__Your instructions__
Output the material beneath this task exactly, images excluded.

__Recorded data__
--------------------------------------------------
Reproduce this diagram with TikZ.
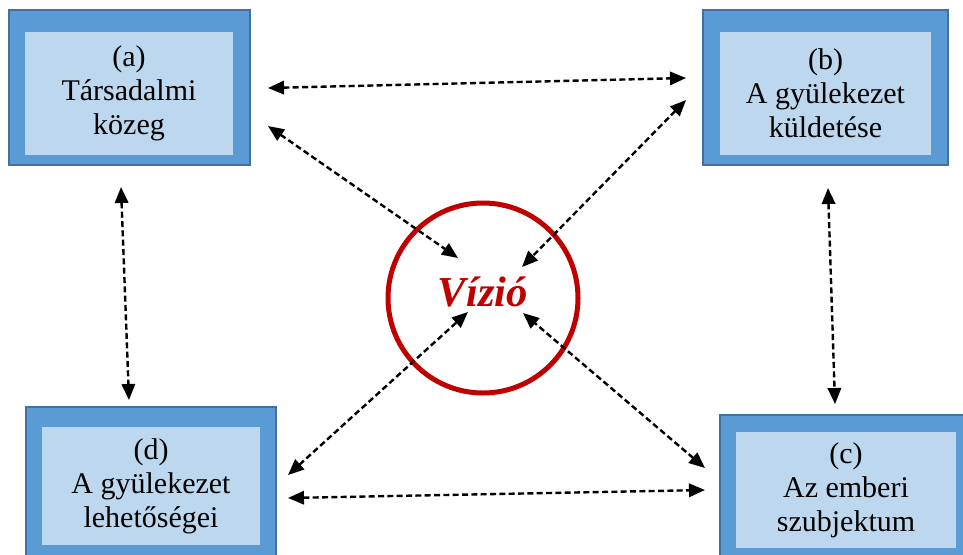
\documentclass[tikz,border=0pt]{standalone}
\usepackage{fontspec}
\setmainfont{Liberation Serif}
\usetikzlibrary{arrows.meta,calc}
\definecolor{boxedge}{HTML}{41719C}
\definecolor{boxblue}{HTML}{5B9BD5}
\definecolor{boxlight}{HTML}{BDD7EE}
\definecolor{vizred}{HTML}{C00000}

\begin{document}
\begin{tikzpicture}[x=0.75pt,y=-0.75pt,
		frame/.style={rectangle, draw=boxedge, fill=boxblue, line width=1.2pt, inner sep=0pt, outer sep=0pt},
		panel/.style={rectangle, fill=boxlight, inner sep=0pt, align=center, font=\fontsize{22.5}{25.5}\selectfont},
		link/.style={line width=1.8pt, dash pattern=on 4.5pt off 2.5pt, {Triangle[length=12pt,width=10pt]}-{Triangle[length=12pt,width=10pt]}}]
		\useasboundingbox (0,0) rectangle (963,554);
		\node[frame, minimum width=180.75pt, minimum height=116.25pt] (tarsadalmi) at (129.5,87.5) {};
		\node[panel, minimum width=156pt, minimum height=92.25pt] (tarsadalmiin) at (129,93.5) {(a)\\Társadalmi\\közeg};
		\node[frame, minimum width=183.75pt, minimum height=116.25pt] (kuldetes) at (825.5,87.5) {};
		\node[panel, minimum width=158.25pt, minimum height=92.25pt] (kuldetesin) at (825.5,93.5) {(b)\\A gyülekezet\\küldetése};
		\node[frame, minimum width=189pt, minimum height=108.75pt] (szubjektum) at (846,487.5) {};
		\node[panel, minimum width=165pt, minimum height=87pt] (szubjektumin) at (846,490) {(c)\\Az emberi\\szubjektum};
		\node[frame, minimum width=187.5pt, minimum height=112.5pt] (lehetosegek) at (151,482) {};
		\node[panel, minimum width=163.5pt, minimum height=88.5pt] (lehetosegekin) at (151,486) {(d)\\A gyülekezet\\lehetőségei};
		\node[circle, draw=vizred, line width=3.75pt, minimum size=142.5pt, text depth=10pt, text=vizred, font=\fontsize{32}{32}\selectfont\bfseries\itshape] (vizio) at (483,298) {Vízió};
		\draw[link] ($(tarsadalmi.east)+(18,0.5)$) -- ($(kuldetes.west)+(-17,-9.5)$);
		\draw[link] ($(tarsadalmi.east)+(18,38.5)$) -- ($(vizio.center)+(-25,-40)$);
		\draw[link] ($(kuldetes.west)+(-17,12.5)$) -- ($(vizio.center)+(39,-31)$);
		\draw[link] ($(tarsadalmi.south)+(-8.5,22)$) -- ($(lehetosegek.north)+(-22,-7)$);
		\draw[link] ($(kuldetes.south)+(2.5,23)$) -- ($(szubjektum.north)+(-11,-11)$);
		\draw[link] ($(lehetosegek.east)+(12,-7)$) -- ($(vizio.center)+(-15,14)$);
		\draw[link] ($(szubjektum.west)+(-15,-19.5)$) -- ($(vizio.center)+(40,15)$);
		\draw[link] ($(lehetosegek.east)+(12,16)$) -- ($(szubjektum.west)+(-15,2.5)$);
	\end{tikzpicture}
\end{document}
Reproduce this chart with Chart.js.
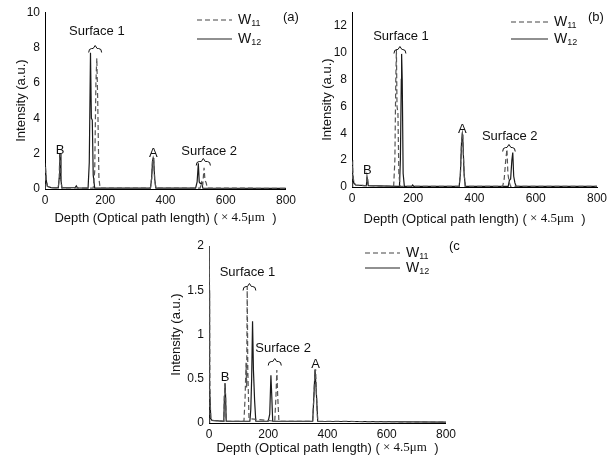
--------------------------------------------------
__Task result__
Reproduce this diagram with TikZ.
\documentclass[tikz,border=0pt]{standalone}
\usepackage{fontspec}
\setmainfont{Liberation Serif}
\usetikzlibrary{arrows.meta,calc}
\definecolor{boxedge}{HTML}{41719C}
\definecolor{boxblue}{HTML}{5B9BD5}
\definecolor{boxlight}{HTML}{BDD7EE}
\definecolor{vizred}{HTML}{C00000}

\begin{document}
\begin{tikzpicture}[x=0.75pt,y=-0.75pt,
		frame/.style={rectangle, draw=boxedge, fill=boxblue, line width=1.2pt, inner sep=0pt, outer sep=0pt},
		panel/.style={rectangle, fill=boxlight, inner sep=0pt, align=center, font=\fontsize{22.5}{25.5}\selectfont},
		link/.style={line width=1.8pt, dash pattern=on 4.5pt off 2.5pt, {Triangle[length=12pt,width=10pt]}-{Triangle[length=12pt,width=10pt]}}]
		\useasboundingbox (0,0) rectangle (963,554);
		\node[frame, minimum width=180.75pt, minimum height=116.25pt] (tarsadalmi) at (129.5,87.5) {};
		\node[panel, minimum width=156pt, minimum height=92.25pt] (tarsadalmiin) at (129,93.5) {(a)\\Társadalmi\\közeg};
		\node[frame, minimum width=183.75pt, minimum height=116.25pt] (kuldetes) at (825.5,87.5) {};
		\node[panel, minimum width=158.25pt, minimum height=92.25pt] (kuldetesin) at (825.5,93.5) {(b)\\A gyülekezet\\küldetése};
		\node[frame, minimum width=189pt, minimum height=108.75pt] (szubjektum) at (846,487.5) {};
		\node[panel, minimum width=165pt, minimum height=87pt] (szubjektumin) at (846,490) {(c)\\Az emberi\\szubjektum};
		\node[frame, minimum width=187.5pt, minimum height=112.5pt] (lehetosegek) at (151,482) {};
		\node[panel, minimum width=163.5pt, minimum height=88.5pt] (lehetosegekin) at (151,486) {(d)\\A gyülekezet\\lehetőségei};
		\node[circle, draw=vizred, line width=3.75pt, minimum size=142.5pt, text depth=10pt, text=vizred, font=\fontsize{32}{32}\selectfont\bfseries\itshape] (vizio) at (483,298) {Vízió};
		\draw[link] ($(tarsadalmi.east)+(18,0.5)$) -- ($(kuldetes.west)+(-17,-9.5)$);
		\draw[link] ($(tarsadalmi.east)+(18,38.5)$) -- ($(vizio.center)+(-25,-40)$);
		\draw[link] ($(kuldetes.west)+(-17,12.5)$) -- ($(vizio.center)+(39,-31)$);
		\draw[link] ($(tarsadalmi.south)+(-8.5,22)$) -- ($(lehetosegek.north)+(-22,-7)$);
		\draw[link] ($(kuldetes.south)+(2.5,23)$) -- ($(szubjektum.north)+(-11,-11)$);
		\draw[link] ($(lehetosegek.east)+(12,-7)$) -- ($(vizio.center)+(-15,14)$);
		\draw[link] ($(szubjektum.west)+(-15,-19.5)$) -- ($(vizio.center)+(40,15)$);
		\draw[link] ($(lehetosegek.east)+(12,16)$) -- ($(szubjektum.west)+(-15,2.5)$);
	\end{tikzpicture}
\end{document}
Reproduce this chart with Chart.js.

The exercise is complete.